Output the material beneath this task exactly, images excluded.

------ DATASET CONTENT ------

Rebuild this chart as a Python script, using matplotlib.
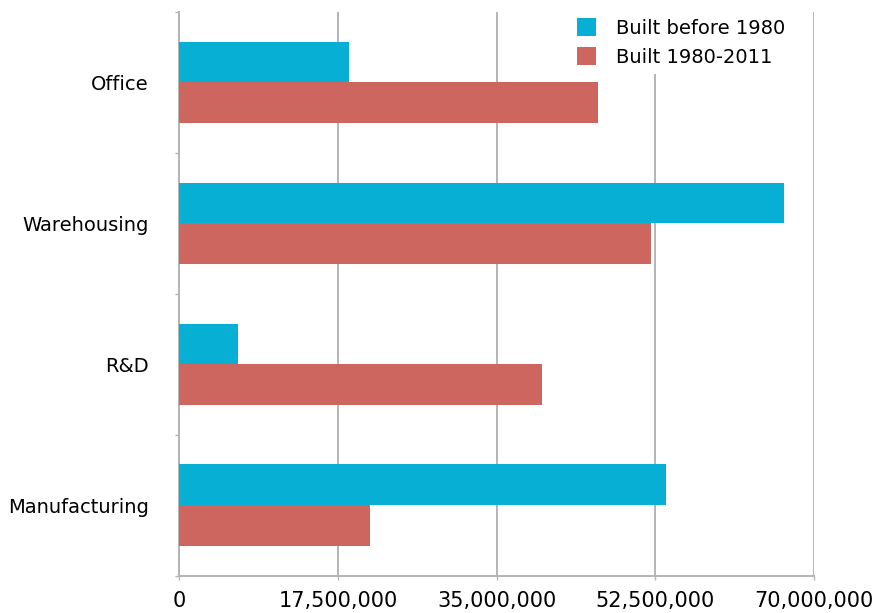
import matplotlib.pyplot as plt
from matplotlib.ticker import FuncFormatter

categories = ["Office", "Warehousing", "R&D", "Manufacturing"]
built_before_1980 = [18_700_000, 66_700_000, 6_500_000, 53_700_000]
built_1980_2011 = [46_200_000, 52_000_000, 40_000_000, 21_000_000]
x_ticks = [0, 17_500_000, 35_000_000, 52_500_000, 70_000_000]

blue = "#07AFD5"
red = "#CD665F"
grid_gray = "#B4B4B4"

plt.rcParams["font.family"] = ["DejaVu Sans"]

fig = plt.figure(figsize=(8.77, 6.13), dpi=100)
ax = fig.add_axes([0.2045, 0.0607, 0.7235, 0.9197])

# Office at the top, Manufacturing at the bottom
pos = list(range(len(categories) - 1, -1, -1))
h = 0.29
ax.barh([p + h / 2 for p in pos], built_before_1980, height=h, color=blue,
        label="Built before 1980", zorder=3)
ax.barh([p - h / 2 for p in pos], built_1980_2011, height=h, color=red,
        label="Built 1980-2011", zorder=3)

ax.set_xlim(0, 70_000_000)
ax.set_ylim(-0.5, len(categories) - 0.5)
ax.set_xticks(x_ticks)
ax.xaxis.set_major_formatter(FuncFormatter(lambda v, _: f"{int(v):,}"))
ax.grid(axis="x", color=grid_gray, linewidth=1.4, zorder=0)

# category labels sit between the boundary ticks
ax.set_yticks(pos)
ax.set_yticklabels(categories)
ax.set_yticks([i - 0.5 for i in range(len(categories) + 1)], minor=True)
ax.tick_params(axis="y", which="major", length=0, pad=22, labelsize=14)
ax.tick_params(axis="y", which="minor", length=3, width=1, color=grid_gray)
ax.tick_params(axis="x", length=3, width=1, color=grid_gray, pad=8, labelsize=15)

for side in ("top", "right"):
    ax.spines[side].set_visible(False)
for side in ("left", "bottom"):
    ax.spines[side].set_color(grid_gray)
    ax.spines[side].set_linewidth(1.4)

ax.legend(loc="upper left", bbox_to_anchor=(0.649, 0.983),
          bbox_transform=fig.transFigure, fontsize=14, frameon=True,
          facecolor="white", edgecolor="none", framealpha=1,
          handlelength=1.0, handleheight=1.0, handletextpad=1.0,
          labelspacing=0.5, borderpad=0.4, borderaxespad=0)

fig.savefig("out.png", dpi=100)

------

▶ _SOLVED EXERCISE_:
Rebuild this chart as a Python script, using matplotlib.
import matplotlib.pyplot as plt
from matplotlib.ticker import FuncFormatter

categories = ["Office", "Warehousing", "R&D", "Manufacturing"]
built_before_1980 = [18_700_000, 66_700_000, 6_500_000, 53_700_000]
built_1980_2011 = [46_200_000, 52_000_000, 40_000_000, 21_000_000]
x_ticks = [0, 17_500_000, 35_000_000, 52_500_000, 70_000_000]

blue = "#07AFD5"
red = "#CD665F"
grid_gray = "#B4B4B4"

plt.rcParams["font.family"] = ["DejaVu Sans"]

fig = plt.figure(figsize=(8.77, 6.13), dpi=100)
ax = fig.add_axes([0.2045, 0.0607, 0.7235, 0.9197])

# Office at the top, Manufacturing at the bottom
pos = list(range(len(categories) - 1, -1, -1))
h = 0.29
ax.barh([p + h / 2 for p in pos], built_before_1980, height=h, color=blue,
        label="Built before 1980", zorder=3)
ax.barh([p - h / 2 for p in pos], built_1980_2011, height=h, color=red,
        label="Built 1980-2011", zorder=3)

ax.set_xlim(0, 70_000_000)
ax.set_ylim(-0.5, len(categories) - 0.5)
ax.set_xticks(x_ticks)
ax.xaxis.set_major_formatter(FuncFormatter(lambda v, _: f"{int(v):,}"))
ax.grid(axis="x", color=grid_gray, linewidth=1.4, zorder=0)

# category labels sit between the boundary ticks
ax.set_yticks(pos)
ax.set_yticklabels(categories)
ax.set_yticks([i - 0.5 for i in range(len(categories) + 1)], minor=True)
ax.tick_params(axis="y", which="major", length=0, pad=22, labelsize=14)
ax.tick_params(axis="y", which="minor", length=3, width=1, color=grid_gray)
ax.tick_params(axis="x", length=3, width=1, color=grid_gray, pad=8, labelsize=15)

for side in ("top", "right"):
    ax.spines[side].set_visible(False)
for side in ("left", "bottom"):
    ax.spines[side].set_color(grid_gray)
    ax.spines[side].set_linewidth(1.4)

ax.legend(loc="upper left", bbox_to_anchor=(0.649, 0.983),
          bbox_transform=fig.transFigure, fontsize=14, frameon=True,
          facecolor="white", edgecolor="none", framealpha=1,
          handlelength=1.0, handleheight=1.0, handletextpad=1.0,
          labelspacing=0.5, borderpad=0.4, borderaxespad=0)

fig.savefig("out.png", dpi=100)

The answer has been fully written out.